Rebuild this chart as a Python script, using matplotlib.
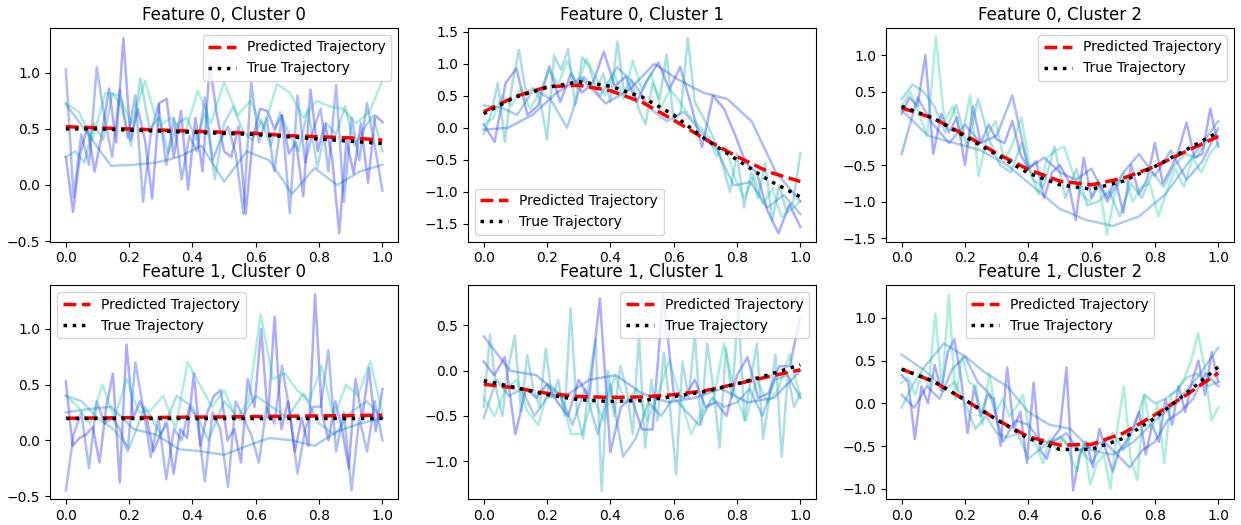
import numpy as np
import matplotlib
matplotlib.use('Agg')
import matplotlib.pyplot as plt

# rejilla de la trayectoria media (11 puntos)
t_grid = [0.0, 0.1, 0.2, 0.3, 0.4, 0.5, 0.6, 0.7, 0.8, 0.9, 1.0]

# feature 0
pred_f0 = [
    [0.52, 0.51, 0.50, 0.49, 0.48, 0.47, 0.46, 0.44, 0.43, 0.42, 0.40],
    [0.25, 0.49, 0.64, 0.665, 0.58, 0.40, 0.12, -0.18, -0.45, -0.69, -0.84],
    [0.28, 0.14, -0.09, -0.34, -0.56, -0.72, -0.77, -0.68, -0.52, -0.31, -0.11],
]
true_f0 = [
    [0.50, 0.50, 0.49, 0.48, 0.47, 0.46, 0.45, 0.43, 0.41, 0.39, 0.37],
    [0.22, 0.48, 0.63, 0.72, 0.65, 0.48, 0.20, -0.18, -0.50, -0.82, -1.08],
    [0.30, 0.14, -0.11, -0.36, -0.61, -0.77, -0.83, -0.72, -0.52, -0.29, -0.05],
]
# feature 1
pred_f1 = [
    [0.198, 0.20, 0.203, 0.205, 0.208, 0.21, 0.213, 0.216, 0.219, 0.222, 0.225],
    [-0.15, -0.19, -0.25, -0.285, -0.295, -0.29, -0.265, -0.22, -0.145, -0.065, 0.01],
    [0.40, 0.256, 0.04, -0.19, -0.39, -0.49, -0.48, -0.35, -0.135, 0.10, 0.355],
]
true_f1 = [
    [0.20, 0.20, 0.20, 0.20, 0.20, 0.20, 0.20, 0.20, 0.20, 0.20, 0.20],
    [-0.11, -0.185, -0.265, -0.32, -0.34, -0.33, -0.285, -0.23, -0.145, -0.045, 0.065],
    [0.40, 0.26, 0.04, -0.19, -0.41, -0.54, -0.54, -0.41, -0.17, 0.12, 0.425],
]

# trayectorias observadas (ruidosas), una lista por panel
obs_f0c0 = [
    [0.25, -0.24, 0.28, 0.52, 0.12, 0.45, 0.86, 0.38, 1.31, 0.40, 0.68, 0.40, -0.12, 0.73, 0.77, 0.25,
     0.66, -0.04, 0.60, 0.12, 1.08, 0.62, 0.30, 0.25, 0.52, -0.26, 0.42, 0.68, 0.66, 0.50, 0.62, 0.28,
     0.38, -0.10, 0.85, 0.30, 0.55, 0.25, -0.43, 0.40, 0.10, 0.55, 0.02, 0.62, 0.56],
    [1.03, -0.11, 0.45, 0.18, 1.05, 0.60, 0.25, 0.85, 0.42, 0.80, -0.15, 0.46, 0.72, 0.18, 0.60, 0.05,
     0.44, 0.30, 0.78, 0.22, 0.40, 0.52, 0.28, -0.26, 0.92, 0.38, 0.60, 0.12, 0.62, -0.25, 0.80, 0.20,
     0.48, 0.68, 0.12, 0.89, -0.15, 0.60, 0.22, 0.73, 0.35, -0.05],
    [0.72, 0.45, 0.17, 0.18, 0.20, 0.25, 0.35, 0.03, 0.30, 0.22, -0.08, 0.15, 0.00, 0.12, 0.18],
    [0.25, 0.30, 0.20, 0.55, 0.40, 0.82, 0.70, 0.35, 0.95, 0.50, 0.60, 0.28, 0.55, 0.60, 0.40, 0.65,
     0.05, 0.55, 0.70, 0.48, 0.40, 0.58, 0.35, 0.65, 0.45, 0.30, 0.68, 0.15, 0.55, 0.45, 0.70, 0.35,
     0.50, 0.62, 0.30],
    [0.73, 0.65, 0.40, 0.82, 0.80, 0.55, 0.93, 0.52, 0.60, 0.45, 0.84, 0.55, 0.92, 0.62, 0.75, 0.50,
     0.90, 0.82, 0.60, 0.75, 0.70, 0.68, 0.55, 0.65, 0.93],
]
obs_f0c1 = [
    [0.05, -0.22, 0.70, 0.93, 0.20, 0.35, 0.96, 0.40, 0.85, 0.55, 0.70, 1.19, 0.65, 0.80, 0.40, 0.75,
     1.02, 0.60, 0.95, 0.35, -0.30, 0.50, 0.30, -0.10, -0.55, -0.70, -1.30, -1.65, -1.20, -1.55],
    [-0.03, 0.00, 0.20, 0.55, 0.78, 0.38, 0.60, 1.00, 0.75, 0.55, 0.45, 0.10, -0.70, -1.15],
    [0.35, 0.32, 0.20, 0.60, 0.45, 0.00, 0.80, 0.50, 0.95, 0.70, 0.30, 0.10, 0.25, -0.05, -0.35, -0.90,
     -0.85, -1.25, -1.05, -1.35],
    [-0.10, 0.20, 0.70, -0.22, 0.65, 1.22, 0.55, 0.62, 0.45, -0.18, 1.13, 0.90, 1.23, 0.35, 1.10, 0.95,
     0.60, 0.85, 0.40, 1.35, 0.50, 0.75, 0.30, 0.05, 0.70, 0.45, 1.15, 0.10, 0.25, 1.40, 0.40, 0.20,
     0.00, -0.25, -0.60, -1.00, -0.40, -1.25, -0.70, -1.10, -0.55, -1.45, -0.90, -1.30, -1.15, -0.40],
    [0.05, 0.15, 0.50, 0.35, 0.62, 0.30, 0.55, 0.90, 0.68, 1.05, 0.62, 1.08, 0.80, 0.50, 0.85, 0.45,
     1.05, 0.60, 0.85, 0.30, 0.60, 0.42, 0.20, 0.05, -0.10, -0.45, -0.30, -0.80, -1.10, -0.75, -1.20,
     -0.95, -1.40, -1.28, -1.15],
]
obs_f0c2 = [
    [0.20, 0.42, 0.30, 1.00, -0.35, 0.20, -0.05, 0.15, -0.50, 0.30, -0.20, 0.05, -0.15, -0.20, 0.10,
     -0.35, -0.55, -0.45, -0.95, -0.60, -0.50, -0.70, -1.25, -0.40, -0.95, -0.75, -0.95, -0.70, -1.15,
     -0.50, -0.90, -0.70, -0.20, -0.75, -0.55, -0.30, 0.08, -0.40, -0.35, 0.27, -0.25],
    [-0.35, 0.42, 0.05, -0.20, 0.05, -0.20, -0.10, 0.45, -0.55, -0.40, -0.60, -0.70, -0.55, -1.00,
     -0.60, -0.35, -0.65, -0.30, -0.70, -0.45, 0.00],
    [0.25, -0.10, -0.20, -0.30, -0.50, -0.80, -1.10, -1.25, -1.33, -1.20, -0.90, -0.40, 0.10],
    [0.40, 0.60, 0.50, 0.30, -0.05, 0.32, -0.25, 0.40, -0.15, -0.50, -0.60, -0.20, -0.70, -0.80, -0.25,
     -0.95, -0.55, -1.05, -1.00, -0.85, -1.20, -0.75, -0.95, -0.60, -0.80, -0.50, -0.35, -0.40, -0.15,
     -0.10],
    [0.30, 0.50, 0.20, -0.10, 1.25, 0.10, 0.30, -0.15, 0.45, -0.65, -0.10, 0.10, -0.45, -0.20, 0.15,
     -0.55, -0.90, -0.40, -0.30, -0.25, -0.60, -0.90, -1.00, -0.70, -1.45, -0.85, -0.60, -1.00, -0.80,
     -0.75, -1.20, -0.85, -0.55, -0.80, -0.40, -0.60, -0.35, -0.20],
]
obs_f1c0 = [
    [0.53, -0.05, 0.02, 0.05, 0.12, -0.20, 0.30, 0.60, -0.38, 0.86, 0.20, 0.35, 0.20, -0.10, 0.05, 0.15,
     -0.30, 0.10, 0.02, 0.60, -0.05, 0.25, 0.40, 0.45, 0.00, 0.10, -0.20, 0.55, 0.30, 1.00, 0.20, 1.11,
     0.10, 0.35, -0.10, 0.20, -0.05, 1.31, 0.25, 0.00, 0.35, 0.10, -0.25, 0.55, 0.20, 0.65, 0.08, 0.46],
    [-0.45, 0.05, 0.25, -0.25, 0.35, 0.15, 0.20, 0.10, -0.10, 0.70, 0.30, -0.15, 0.20, -0.35, 0.10,
     0.00, 0.30, 0.20, -0.37, 0.25, 0.10, -0.42, 0.35, 0.20, 0.05, -0.20, 0.30, 0.15, 0.67, 0.25, -0.30,
     0.10, 0.30, 0.30, 0.81, -0.10, 0.25, -0.45, 0.20, -0.10, 0.35, 0.00],
    [0.25, 0.28, 0.30, 0.10, 0.05, -0.08, -0.10, -0.13, -0.05, 0.02, 0.00, -0.05, 0.08, 0.15, 0.20],
    [0.40, 0.35, 0.20, 0.10, -0.07, 0.30, 0.05, 0.40, 0.30, 0.00, 0.35, 0.18, 0.40, 0.30, 0.20, 0.42,
     0.15, 0.05, 0.25, 0.35, 0.20],
    [0.40, 0.30, 0.15, 0.50, 0.20, 0.55, 0.25, 0.27, 0.40, 0.10, 0.70, 0.50, 0.30, 0.45, 0.20, 0.35,
     1.13, 0.55, 0.60, 0.45, 0.35, 0.67, 0.20, 0.50, 0.40, 0.71, 0.25],
]
obs_f1c1 = [
    [0.10, -0.05, 0.15, -0.70, -0.20, -0.30, -0.15, -0.35, -0.50, -0.10, -0.30, 0.80, -0.90, -0.40,
     -0.30, -0.65, -0.65, 0.85, -0.25, -0.30, -0.10, -0.40, -0.35, -0.50, -0.05, 0.15, -0.30, -0.25,
     0.05, 0.05, 0.60],
    [0.38, 0.00, -0.05, -0.30, -0.10, -0.05, -0.25, -0.35, -0.30, -0.20, -0.35, -0.30, 0.00],
    [-0.52, -0.10, -0.28, -0.20, -0.50, -0.30, -0.25, -0.60, -0.20, -0.70, -0.15, -0.95, -0.75, -0.35,
     -0.50, -0.30, -0.45, -0.60, -0.30, -0.40, -0.35, -0.20, -0.50, -0.10, -0.05, -0.30],
    [-0.40, 0.40, -0.20, -0.50, 0.05, 0.39, -0.45, 0.17, -0.20, -0.40, 0.24, -0.30, -0.10, -0.50, 0.69,
     -0.45, -0.75, -0.10, 0.35, -1.33, 0.00, -0.50, 0.05, -0.20, -0.70, 0.40, -0.85, -0.10, -0.55, 0.20,
     -0.40, -1.15, 0.10, -0.30, 0.40, -0.60, 0.30, -0.20, -0.85, 0.25, -0.30, 0.69, -0.55, -0.10, 0.30,
     -0.75, -0.30, 0.18, -0.95, -0.05, -0.40, -0.25],
    [-0.30, -0.50, -0.20, -0.10, -0.45, -0.60, -0.15, -0.25, -0.70, -0.70, -0.30, -0.55, -0.05, -0.35,
     -0.20, -0.55, -0.25, 0.12, -0.30, -0.70, -0.45, -0.35, 0.30, -0.25, -0.55, -0.10, -0.35, -0.20,
     0.18, -0.30],
]
obs_f1c2 = [
    [0.33, 0.25, -0.42, 0.20, 0.00, 0.45, 0.15, 0.60, 0.75, 0.30, -0.35, 0.20, -0.15, 0.10, 0.05, -0.50,
     0.42, -0.30, -0.10, -0.70, 0.24, -0.55, -0.65, -0.40, -0.30, 0.42, -1.02, -0.60, -0.45, -0.75,
     -0.30, -0.55, -0.80, -0.55, -0.45, -0.30, -0.10, -0.60, -0.25, -0.45, 0.05, -0.25, 0.20, -0.10,
     0.25, 0.50, 0.10, 0.60, 0.25],
    [0.10, -0.05, 0.20, 0.05, 0.40, 0.55, 0.25, 0.10, -0.45, -0.20, -0.25, -0.45, -0.45, -0.35, -0.55,
     -0.50, -0.45, -0.60, -0.75, -0.55, -0.45, -0.20, -0.10, 0.05, 0.35, 0.20],
    [0.57, 0.40, 0.70, 0.55, 0.35, 0.20, -0.10, -0.25, -0.30, -0.55, -0.60, -0.45, -0.20, 0.00, 0.30,
     0.65],
    [-0.05, 0.20, 0.40, 0.30, 0.15, 0.25, 0.00, -0.30, -0.15, -0.35, -0.40, -0.35, -0.65, -0.55, -0.45,
     -0.40, -0.50, -0.55, -0.70, -0.50, -0.35, -0.55, -0.30, 0.10, 0.00, 0.05, 0.15, 0.30, 0.35, 0.20,
     0.25],
    [0.24, 0.30, 0.10, 0.35, 0.20, 1.05, 0.15, 1.27, 0.05, 0.55, 0.25, 0.20, -0.25, 0.35, -0.10, 0.05,
     -0.15, -0.05, 0.10, -0.35, -0.50, -0.70, -0.40, -0.55, -0.40, -0.60, -0.80, -0.45, -0.95, -0.70,
     -0.60, -1.00, -0.30, 0.20, -0.65, -0.90, 0.10, -0.30, 0.00, -0.70, 0.10, 0.15, 0.30, 0.50, 0.82,
     0.40, -0.20, -0.05],
]

obs = [[obs_f0c0, obs_f0c1, obs_f0c2], [obs_f1c0, obs_f1c1, obs_f1c2]]
preds = [pred_f0, pred_f1]
trues = [true_f0, true_f1]

ylims = [[(-0.505, 1.40), (-1.78, 1.56), (-1.545, 1.37)],
         [(-0.527, 1.39), (-1.418, 0.943), (-1.12, 1.38)]]
legend_locs = [['upper right', 'lower left', 'upper right'],
               ['upper left', 'upper right', 'upper center']]

fig, axes = plt.subplots(2, 3, figsize=(12.41, 5.25), dpi=100)
fig.subplots_adjust(left=0.0403, right=0.9944, bottom=0.0495, top=0.9467,
                    wspace=0.2, hspace=0.205)

for f in range(2):
    for c in range(3):
        ax = axes[f, c]
        lines = obs[f][c]
        for i, y in enumerate(lines):
            x = np.linspace(0, 1, len(y))
            # colores del mapa winter, sin llegar al verde puro
            ax.plot(x, y, color=plt.cm.winter(0.8 * i / (len(lines) - 1)), alpha=0.32, lw=1.8)
        ax.plot(t_grid, preds[f][c], 'r--', lw=2.5, label='Predicted Trajectory')
        ax.plot(t_grid, trues[f][c], 'k:', lw=2.5, label='True Trajectory')
        ax.set_title(f'Feature {f}, Cluster {c}')
        ax.set_xlim(-0.05, 1.05)
        ax.set_ylim(*ylims[f][c])
        ax.legend(loc=legend_locs[f][c])

fig.savefig('out.png')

◇ ◇ ◇ ◇ ◇

▸ **WRITTEN REQUEST**
Return exactly what appears from the opening line of the material through the line with "0.8, 0.9, 1.0]", apart from the pictures.

▸ **RESPONSE TO THIS TASK**
Rebuild this chart as a Python script, using matplotlib.
import numpy as np
import matplotlib
matplotlib.use('Agg')
import matplotlib.pyplot as plt

# rejilla de la trayectoria media (11 puntos)
t_grid = [0.0, 0.1, 0.2, 0.3, 0.4, 0.5, 0.6, 0.7, 0.8, 0.9, 1.0]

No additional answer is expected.